The task – Images are not part of the copy; transcribe all the data exactly.
** Start Data supplied **
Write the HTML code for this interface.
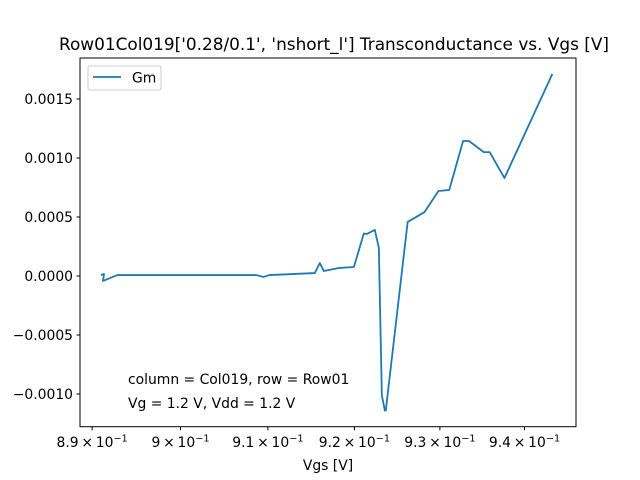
<!DOCTYPE html>
<html><head><meta charset="utf-8"><style>
body{margin:0;background:#fff}
svg{display:block;font-family:"DejaVu Sans","Liberation Sans",sans-serif}
</style></head><body>
<svg id="chart" width="640" height="480" viewBox="0 0 640 480">
<rect width="640" height="480" fill="#fff"/>
<text x="334" y="50" font-size="16.9" text-anchor="middle">Row01Col019['0.28/0.1', 'nshort_l'] Transconductance vs. Vgs [V]</text>
<g id="xticks"></g>
<g id="yticks"></g>
<path id="line" fill="none" stroke="#1f77b4" stroke-width="1.8" stroke-linejoin="round"/>
<rect x="80" y="58" width="496" height="368.7" fill="none" stroke="#000" stroke-width="1"/>
<text x="328" y="470" font-size="13.9" text-anchor="middle">Vgs [V]</text>
<g>
<rect x="88" y="66" width="73" height="24" rx="2" fill="#fff" stroke="#ccc"/>
<line x1="93" y1="77" x2="121" y2="77" stroke="#1f77b4" stroke-width="1.8"/>
<text x="132" y="82.5" font-size="13.9">Gm</text>
</g>
<text x="128" y="384" font-size="13.9">column = Col019, row = Row01</text>
<text x="128" y="408" font-size="13.9">Vg = 1.2 V, Vdd = 1.2 V</text>
</svg>
<script>
const vgs=[0.89099,0.89134,0.89122,0.89285,0.90866,0.90948,0.91017,0.91541,0.91599,0.91645,0.91820,0.91994,0.92110,0.92145,0.92238,0.92285,0.92320,0.92355,0.92366,0.92622,0.92820,0.92983,0.93110,0.93273,0.93343,0.93517,0.93587,0.93762,0.94331];
const gm=[0.0000085,0.000017,-0.000042,0.000008,0.000008,-0.000008,0.000008,0.000025,0.00011,0.000042,0.000068,0.000076,0.00036,0.000356,0.00039,0.00024,-0.00101,-0.00114,-0.00114,0.000458,0.000542,0.00072,0.000729,0.001144,0.001144,0.00105,0.00105,0.00083,0.001712];
const xTickVals=[0.89,0.90,0.91,0.92,0.93,0.94];
const xTickMant=["8.9","9","9.1","9.2","9.3","9.4"];
const yTickVals=[-0.0010,-0.0005,0,0.0005,0.0010,0.0015];
const yTickLabels=["\u22120.0010","\u22120.0005","0.0000","0.0005","0.0010","0.0015"];
const NS="http://www.w3.org/2000/svg";
const K=344/Math.log(0.94/0.9);
function xs(v){return 180.5+K*(Math.log(v)-Math.log(0.9));}
function ys(v){return 276-v*118000;}
let d="";
for(let i=0;i<vgs.length;i++){d+=(i?"L":"M")+xs(vgs[i]).toFixed(2)+","+ys(gm[i]).toFixed(2);}
document.getElementById("line").setAttribute("d",d);
const xg=document.getElementById("xticks");
xTickVals.forEach((v,i)=>{
 const x=xs(v);
 const l=document.createElementNS(NS,"line");
 l.setAttribute("x1",x);l.setAttribute("x2",x);l.setAttribute("y1",426.7);l.setAttribute("y2",430.2);l.setAttribute("stroke","#000");
 
 
 xg.appendChild(l);
 const t=document.createElementNS(NS,"text");
 t.setAttribute("x",x);t.setAttribute("y",447);t.setAttribute("font-size","13.9");t.setAttribute("text-anchor","middle");
 t.innerHTML=xTickMant[i]+"\u2009\u00d7\u200910<tspan dy='-5.5' font-size='9.7'>\u22121</tspan>";
 
 
 xg.appendChild(t);
});
const yg=document.getElementById("yticks");
yTickVals.forEach((v,i)=>{
 const y=ys(v);
 const l=document.createElementNS(NS,"line");
 l.setAttribute("x1",76.5);l.setAttribute("x2",80);l.setAttribute("y1",y);l.setAttribute("y2",y);l.setAttribute("stroke","#000");
 
 
 yg.appendChild(l);
 const t=document.createElementNS(NS,"text");
 t.setAttribute("x",73);t.setAttribute("y",y+5);t.setAttribute("font-size","13.9");t.setAttribute("text-anchor","end");
 t.textContent=yTickLabels[i];
 
 
 yg.appendChild(t);
});
</script>
</body></html>
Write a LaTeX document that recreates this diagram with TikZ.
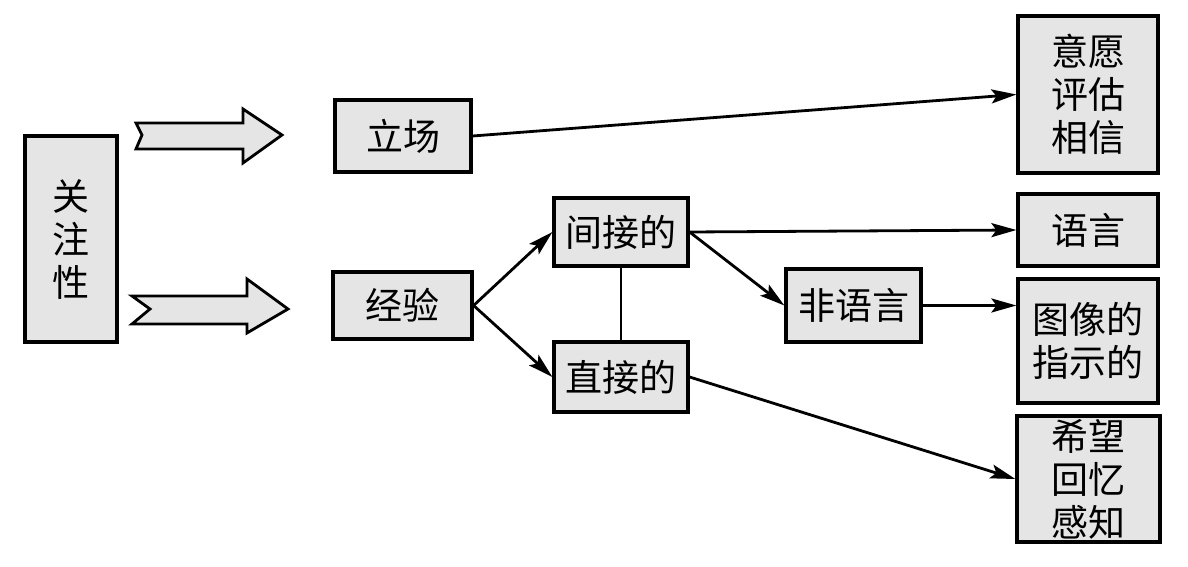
** End Data supplied **
Solution –
Write the HTML code for this interface.
<!DOCTYPE html>
<html><head><meta charset="utf-8"><style>
body{margin:0;background:#fff}
svg{display:block;font-family:"DejaVu Sans","Liberation Sans",sans-serif}
</style></head><body>
<svg id="chart" width="640" height="480" viewBox="0 0 640 480">
<rect width="640" height="480" fill="#fff"/>
<text x="334" y="50" font-size="16.9" text-anchor="middle">Row01Col019['0.28/0.1', 'nshort_l'] Transconductance vs. Vgs [V]</text>
<g id="xticks"></g>
<g id="yticks"></g>
<path id="line" fill="none" stroke="#1f77b4" stroke-width="1.8" stroke-linejoin="round"/>
<rect x="80" y="58" width="496" height="368.7" fill="none" stroke="#000" stroke-width="1"/>
<text x="328" y="470" font-size="13.9" text-anchor="middle">Vgs [V]</text>
<g>
<rect x="88" y="66" width="73" height="24" rx="2" fill="#fff" stroke="#ccc"/>
<line x1="93" y1="77" x2="121" y2="77" stroke="#1f77b4" stroke-width="1.8"/>
<text x="132" y="82.5" font-size="13.9">Gm</text>
</g>
<text x="128" y="384" font-size="13.9">column = Col019, row = Row01</text>
<text x="128" y="408" font-size="13.9">Vg = 1.2 V, Vdd = 1.2 V</text>
</svg>
<script>
const vgs=[0.89099,0.89134,0.89122,0.89285,0.90866,0.90948,0.91017,0.91541,0.91599,0.91645,0.91820,0.91994,0.92110,0.92145,0.92238,0.92285,0.92320,0.92355,0.92366,0.92622,0.92820,0.92983,0.93110,0.93273,0.93343,0.93517,0.93587,0.93762,0.94331];
const gm=[0.0000085,0.000017,-0.000042,0.000008,0.000008,-0.000008,0.000008,0.000025,0.00011,0.000042,0.000068,0.000076,0.00036,0.000356,0.00039,0.00024,-0.00101,-0.00114,-0.00114,0.000458,0.000542,0.00072,0.000729,0.001144,0.001144,0.00105,0.00105,0.00083,0.001712];
const xTickVals=[0.89,0.90,0.91,0.92,0.93,0.94];
const xTickMant=["8.9","9","9.1","9.2","9.3","9.4"];
const yTickVals=[-0.0010,-0.0005,0,0.0005,0.0010,0.0015];
const yTickLabels=["\u22120.0010","\u22120.0005","0.0000","0.0005","0.0010","0.0015"];
const NS="http://www.w3.org/2000/svg";
const K=344/Math.log(0.94/0.9);
function xs(v){return 180.5+K*(Math.log(v)-Math.log(0.9));}
function ys(v){return 276-v*118000;}
let d="";
for(let i=0;i<vgs.length;i++){d+=(i?"L":"M")+xs(vgs[i]).toFixed(2)+","+ys(gm[i]).toFixed(2);}
document.getElementById("line").setAttribute("d",d);
const xg=document.getElementById("xticks");
xTickVals.forEach((v,i)=>{
 const x=xs(v);
 const l=document.createElementNS(NS,"line");
 l.setAttribute("x1",x);l.setAttribute("x2",x);l.setAttribute("y1",426.7);l.setAttribute("y2",430.2);l.setAttribute("stroke","#000");
 
 
 xg.appendChild(l);
 const t=document.createElementNS(NS,"text");
 t.setAttribute("x",x);t.setAttribute("y",447);t.setAttribute("font-size","13.9");t.setAttribute("text-anchor","middle");
 t.innerHTML=xTickMant[i]+"\u2009\u00d7\u200910<tspan dy='-5.5' font-size='9.7'>\u22121</tspan>";
 
 
 xg.appendChild(t);
});
const yg=document.getElementById("yticks");
yTickVals.forEach((v,i)=>{
 const y=ys(v);
 const l=document.createElementNS(NS,"line");
 l.setAttribute("x1",76.5);l.setAttribute("x2",80);l.setAttribute("y1",y);l.setAttribute("y2",y);l.setAttribute("stroke","#000");
 
 
 yg.appendChild(l);
 const t=document.createElementNS(NS,"text");
 t.setAttribute("x",73);t.setAttribute("y",y+5);t.setAttribute("font-size","13.9");t.setAttribute("text-anchor","end");
 t.textContent=yTickLabels[i];
 
 
 yg.appendChild(t);
});
</script>
</body></html>
Write a LaTeX document that recreates this diagram with TikZ.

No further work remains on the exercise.